What the task requires: Check each line of the listing for the word "source" and give only the number of lines that have it.

Data supplied:
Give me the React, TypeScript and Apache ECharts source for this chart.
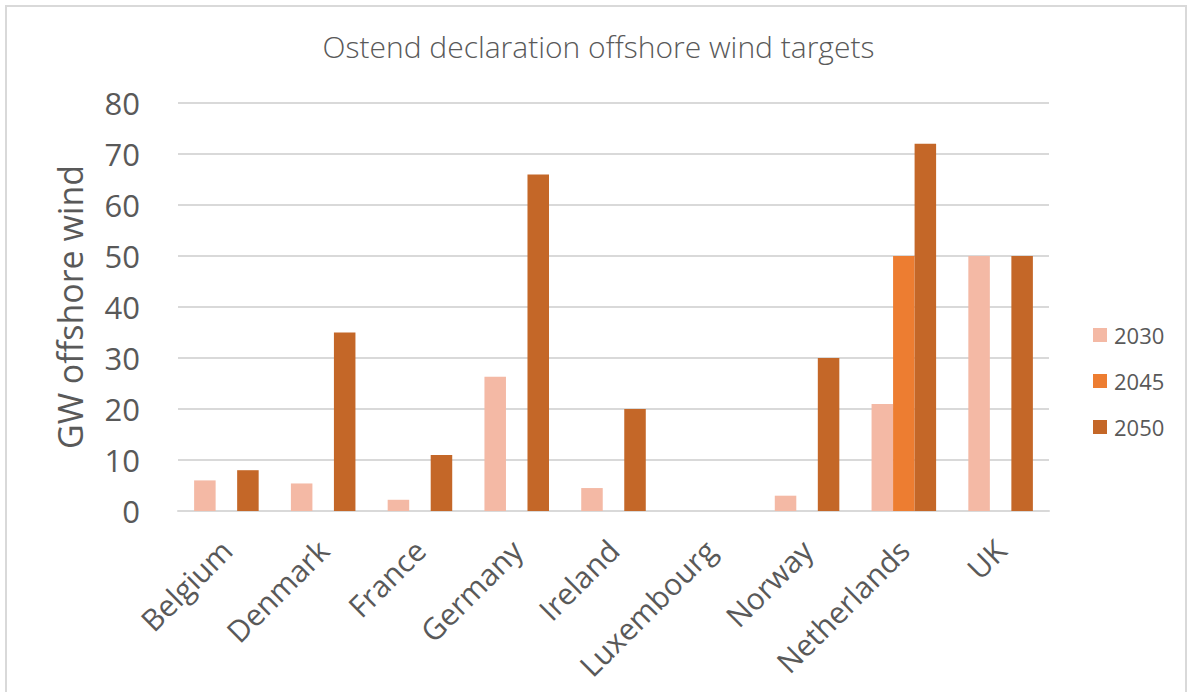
import React, { useEffect, useRef } from "react";
import * as echarts from "echarts";

const countries = [
  "Belgium",
  "Denmark",
  "France",
  "Germany",
  "Ireland",
  "Luxembourg",
  "Norway",
  "Netherlands",
  "UK",
];
const target2030 = [6, 5.4, 2.2, 26.3, 4.5, 0, 3, 21, 50];
const target2045 = [0, 0, 0, 0, 0, 0, 0, 50, 0];
const target2050 = [8, 35, 11, 66, 20, 0, 30, 72, 50];
const yTicks = { min: 0, max: 80, interval: 10 };

const FONT = "'Open Sans', 'Noto Sans', sans-serif";
const TEXT = "#595959";
const GRID = "#d9d9d9";

export default function App() {
  const ref = useRef<HTMLDivElement>(null);

  useEffect(() => {
    if (!ref.current) return;
    const chart = echarts.init(ref.current, null, { renderer: "svg" });
    const bar = (name: string, data: number[], color: string) => ({
      name,
      type: "bar",
      data,
      barGap: "0%",
      barCategoryGap: "33.3%",
      itemStyle: { color },
    });
    chart.setOption({
      animation: false,
      backgroundColor: "#ffffff",
      textStyle: { fontFamily: FONT, color: TEXT },
      graphic: [
        {
          type: "rect",
          shape: { x: 6, y: 6, width: 1180, height: 720 },
          style: { fill: "none", stroke: GRID, lineWidth: 2 },
          silent: true,
          z: -1,
        },
      ],
      title: {
        text: "Ostend declaration offshore wind targets",
        left: "center",
        top: 26,
        textStyle: {
          fontFamily: FONT,
          fontSize: 30,
          fontWeight: 300,
          color: TEXT,
        },
      },
      legend: {
        orient: "vertical",
        left: 1088,
        top: 319,
        itemWidth: 14,
        itemHeight: 14,
        itemGap: 24,
        icon: "rect",
        textStyle: { fontFamily: FONT, fontSize: 22, color: TEXT, padding: [0, 0, 0, 2] },
        data: ["2030", "2045", "2050"],
      },
      grid: { left: 178, right: 148, top: 103, bottom: 181, containLabel: false },
      xAxis: {
        type: "category",
        data: countries,
        axisLine: { show: true, lineStyle: { color: GRID, width: 2 } },
        axisTick: { show: false },
        axisLabel: {
          rotate: 45,
          interval: 0,
          margin: 34,
          fontFamily: FONT,
          fontSize: 30,
          color: TEXT,
        },
      },
      yAxis: {
        type: "value",
        min: yTicks.min,
        max: yTicks.max,
        interval: yTicks.interval,
        name: "GW offshore wind",
        nameLocation: "middle",
        nameGap: 91,
        nameTextStyle: { fontFamily: FONT, fontSize: 34, color: TEXT },
        axisLine: { show: false },
        axisTick: { show: false },
        splitLine: { lineStyle: { color: GRID, width: 2 } },
        axisLabel: { margin: 38, fontFamily: FONT, fontSize: 31, color: TEXT },
      },
      series: [
        bar("2030", target2030, "#F4B9A5"),
        bar("2045", target2045, "#ED7D31"),
        bar("2050", target2050, "#C46728"),
      ],
    });
    return () => chart.dispose();
  }, []);

  return (
    <div
      ref={ref}
      style={{ position: "absolute", left: 0, top: 0, width: 1197, height: 692 }}
    />
  );
}
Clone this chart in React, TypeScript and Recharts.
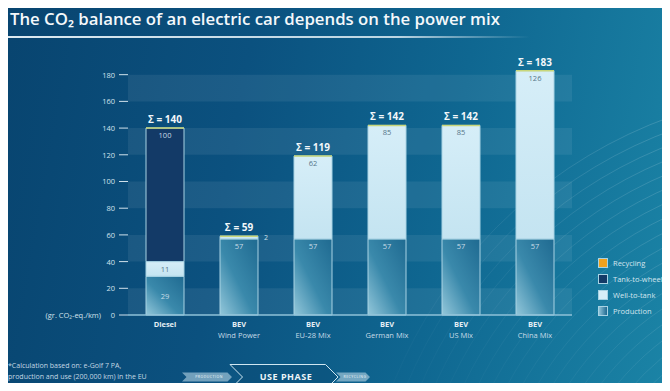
import React from 'react';
import { BarChart, Bar, XAxis, YAxis, ReferenceArea, LabelList } from 'recharts';

const categories = ['Diesel', 'BEV', 'BEV', 'BEV', 'BEV', 'BEV'];
const subLabels = ['', 'Wind Power', 'EU-28 Mix', 'German Mix', 'US Mix', 'China Mix'];
const production = [29, 57, 57, 57, 57, 57];
const wellToTank = [11, 2, 62, 85, 85, 126];
const tankToWheel = [100, 0, 0, 0, 0, 0];
const recycling = [0, 0, 0, 0, 0, 0];
const yTicks = [0, 20, 40, 60, 80, 100, 120, 140, 160, 180];
const legendItems = ['Recycling', 'Tank-to-wheel', 'Well-to-tank', 'Production'];

const data = categories.map((c, i) => ({
  key: i,
  name: c,
  sub: subLabels[i],
  production: production[i],
  wellToTank: wellToTank[i],
  tankToWheel: tankToWheel[i],
  recycling: recycling[i],
}));

// lighter stripes every other 20-unit band, starting from the bottom
const stripes = yTicks.slice(0, -1).filter((_, i) => i % 2 === 0).map((t) => [t, t + 20]);

const FONT = '"Open Sans", "DejaVu Sans", sans-serif';

const XTick = (props: any) => {
  const { x, y, payload } = props;
  const i = payload.index;
  return (
    <g>
      <text x={x} y={y + 4} textAnchor="middle" fontFamily={FONT} fontSize={7.5} fontWeight={700} fill="#e4eef4">
        {categories[i]}
      </text>
      {subLabels[i] && (
        <text x={x} y={y + 15} textAnchor="middle" fontFamily={FONT} fontSize={7.5} fill="#c6dbe7">
          {subLabels[i]}
        </text>
      )}
    </g>
  );
};

const YTick = (props: any) => {
  const { x, y, payload } = props;
  return (
    <g>
      <text x={x} y={y + 3} textAnchor="end" fontFamily={FONT} fontSize={7.5} fill="#d2e2ec">
        {payload.value}
      </text>
      {payload.value === 0 && (
        <text x={x - 14} y={y + 3} textAnchor="end" fontFamily={FONT} fontSize={7.5} fill="#d2e2ec">
          (gr. CO₂-eq./km)
        </text>
      )}
    </g>
  );
};

const segLabel = (dark: boolean, centerFor: number[], sideFor: number[]) => (props: any) => {
  const { x, y, width, height, value, index } = props;
  if (!value) return null;
  if (sideFor.includes(index)) {
    return (
      <text x={x + width + 6} y={y + 4} fontFamily={FONT} fontSize={7} fill="#cfe2ec">
        {value}
      </text>
    );
  }
  const cy = centerFor.includes(index) ? y + height / 2 + 3 : y + 10;
  return (
    <text x={x + width / 2} y={cy} textAnchor="middle" fontFamily={FONT} fontSize={7.5} fill={dark ? '#c9dbe6' : '#557689'}>
      {value}
    </text>
  );
};

const TopShape = (props: any) => {
  const { x, y, width, payload } = props;
  const total = payload.production + payload.wellToTank + payload.tankToWheel + payload.recycling;
  return (
    <g>
      <line x1={x} x2={x + width} y1={y} y2={y} stroke="#c9d77a" strokeWidth={1.5} />
      <text x={x + width / 2} y={y - 5} textAnchor="middle" fontFamily={FONT} fontSize={10} fontWeight={700} fill="#f2f7fa">
        {`Σ = ${total}`}
      </text>
    </g>
  );
};

const Arrow = ({ x, w, h, cy, fill, stroke, label, size, bold }: any) => {
  const t = h / 2;
  const pts = `${x},${cy - t} ${x + w - t},${cy - t} ${x + w},${cy} ${x + w - t},${cy + t} ${x},${cy + t} ${x + t},${cy}`;
  return (
    <g>
      <polygon points={pts} fill={fill} stroke={stroke} strokeWidth={1} />
      <text x={x + w / 2 + 2} y={cy + size / 2.8} textAnchor="middle" fontFamily={FONT} fontSize={size} fontWeight={bold ? 700 : 400} fill="#eef5f9" letterSpacing={0.5}>
        {label}
      </text>
    </g>
  );
};

export default function App() {
  const arcs = Array.from({ length: 18 }, (_, i) => 250 + i * 13);
  return (
    <div
      style={{
        position: 'relative',
        width: 670,
        height: 391,
        margin: -8,
        overflow: 'hidden',
        background: 'linear-gradient(100deg, #08446f 0%, #0b517f 35%, #0f6791 65%, #1b84a6 100%)',
        fontFamily: FONT,
      }}
    >
      <svg width={670} height={391} style={{ position: 'absolute', left: 0, top: 0 }}>
        <defs>
          <linearGradient id="arcFade" x1="0" y1="0" x2="1" y2="0">
            <stop offset="0" stopColor="#fff" stopOpacity={0} />
            <stop offset="0.35" stopColor="#fff" stopOpacity={0.2} />
            <stop offset="1" stopColor="#fff" stopOpacity={0.3} />
          </linearGradient>
          <linearGradient id="titleLine" x1="0" y1="0" x2="1" y2="0">
            <stop offset="0" stopColor="#e8f3f8" stopOpacity={0.95} />
            <stop offset="0.75" stopColor="#e8f3f8" stopOpacity={0.8} />
            <stop offset="1" stopColor="#e8f3f8" stopOpacity={0} />
          </linearGradient>
        </defs>
        <g fill="none" stroke="url(#arcFade)" strokeWidth={0.8}>
          {arcs.map((r) => (
            <circle key={r} cx={830} cy={560} r={r} />
          ))}
        </g>
        <text x={10} y={25} fontFamily={FONT} fontSize={17} fontWeight={600} fill="#f4f8fb" textLength={490} lengthAdjust="spacingAndGlyphs">
          The CO₂ balance of an electric car depends on the power mix
        </text>
        <rect x={0} y={36} width={530} height={2} fill="url(#titleLine)" />
        <text x={8} y={368} fontFamily={FONT} fontSize={7} fill="#c4d8e4">*Calculation based on: e-Golf 7 PA,</text>
        <text x={8} y={379} fontFamily={FONT} fontSize={7} fill="#c4d8e4">production and use (200,000 km) in the EU</text>
        <Arrow x={182} w={50} h={9} cy={377} fill="rgba(200,225,238,0.55)" stroke="none" label="PRODUCTION" size={3.5} />
        <Arrow x={230} w={108} h={25} cy={377} fill="rgba(10,70,110,0.3)" stroke="#cfe6f1" label="USE PHASE" size={9} bold />
        <Arrow x={336} w={34} h={9} cy={377} fill="rgba(200,225,238,0.55)" stroke="none" label="RECYCLING" size={3.5} />
      </svg>

      <div style={{ position: 'absolute', left: 0, top: 0 }}>
        <BarChart width={670} height={391} data={data} margin={{ top: 68, right: 98, bottom: 46, left: 0 }} barSize={38}>
          <defs>
            <linearGradient id="prodFill" x1="1" y1="0" x2="0" y2="1">
              <stop offset="0" stopColor="#1f6a91" />
              <stop offset="0.55" stopColor="#3a89ab" />
              <stop offset="1" stopColor="#93c7da" />
            </linearGradient>
            <linearGradient id="wttFill" x1="0" y1="0" x2="0" y2="1">
              <stop offset="0" stopColor="#d6eef8" />
              <stop offset="1" stopColor="#c4e4f1" />
            </linearGradient>
          </defs>
          {stripes.map(([a, b]) => (
            <ReferenceArea key={a} y1={a} y2={b} fill="#ffffff" fillOpacity={0.07} stroke="none" ifOverflow="visible" />
          ))}
          <XAxis
            dataKey="key"
            height={30}
            axisLine={{ stroke: '#8fc2d9', strokeWidth: 1.5 }}
            tickLine={false}
            tick={<XTick />}
            interval={0}
          />
          <YAxis
            domain={[0, 185]}
            ticks={yTicks}
            width={128}
            axisLine={false}
            tickLine={{ stroke: '#d2e2ec', strokeWidth: 1 }}
            tickSize={9}
            tickMargin={4}
            tick={<YTick />}
          />
          <Bar dataKey="production" stackId="a" fill="url(#prodFill)" stroke="#a8d3e4" strokeWidth={1} isAnimationActive={false}>
            <LabelList dataKey="production" content={segLabel(true, [0], [])} />
          </Bar>
          <Bar dataKey="wellToTank" stackId="a" fill="url(#wttFill)" stroke="#a8d3e4" strokeWidth={1} isAnimationActive={false}>
            <LabelList dataKey="wellToTank" content={segLabel(false, [0], [1])} />
          </Bar>
          <Bar dataKey="tankToWheel" stackId="a" fill="#133a67" stroke="#a8d3e4" strokeWidth={1} isAnimationActive={false}>
            <LabelList dataKey="tankToWheel" content={segLabel(true, [], [])} />
          </Bar>
          <Bar dataKey="recycling" stackId="a" fill="#f0a21f" shape={<TopShape />} isAnimationActive={false} />
        </BarChart>
      </div>

      <div style={{ position: 'absolute', left: 598, top: 255 }}>
        {legendItems.map((name, i) => (
          <div key={name} style={{ display: 'flex', alignItems: 'center', height: 16 }}>
            <div
              style={{
                width: 10,
                height: 10,
                flexShrink: 0,
                boxSizing: 'border-box',
                border: '1px solid #a8d3e4',
                background: [
                  '#f0a21f',
                  '#133a67',
                  '#d6eef8',
                  'linear-gradient(90deg, #8fc3d8, #1f6a91)',
                ][i],
              }}
            />
            <span style={{ marginLeft: 5, fontSize: 7.5, color: '#d4e5ee', whiteSpace: 'nowrap' }}>{name}</span>
          </div>
        ))}
      </div>
    </div>
  );
}
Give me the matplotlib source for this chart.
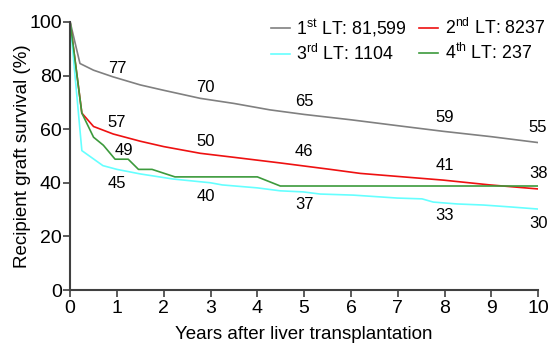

Task response: 2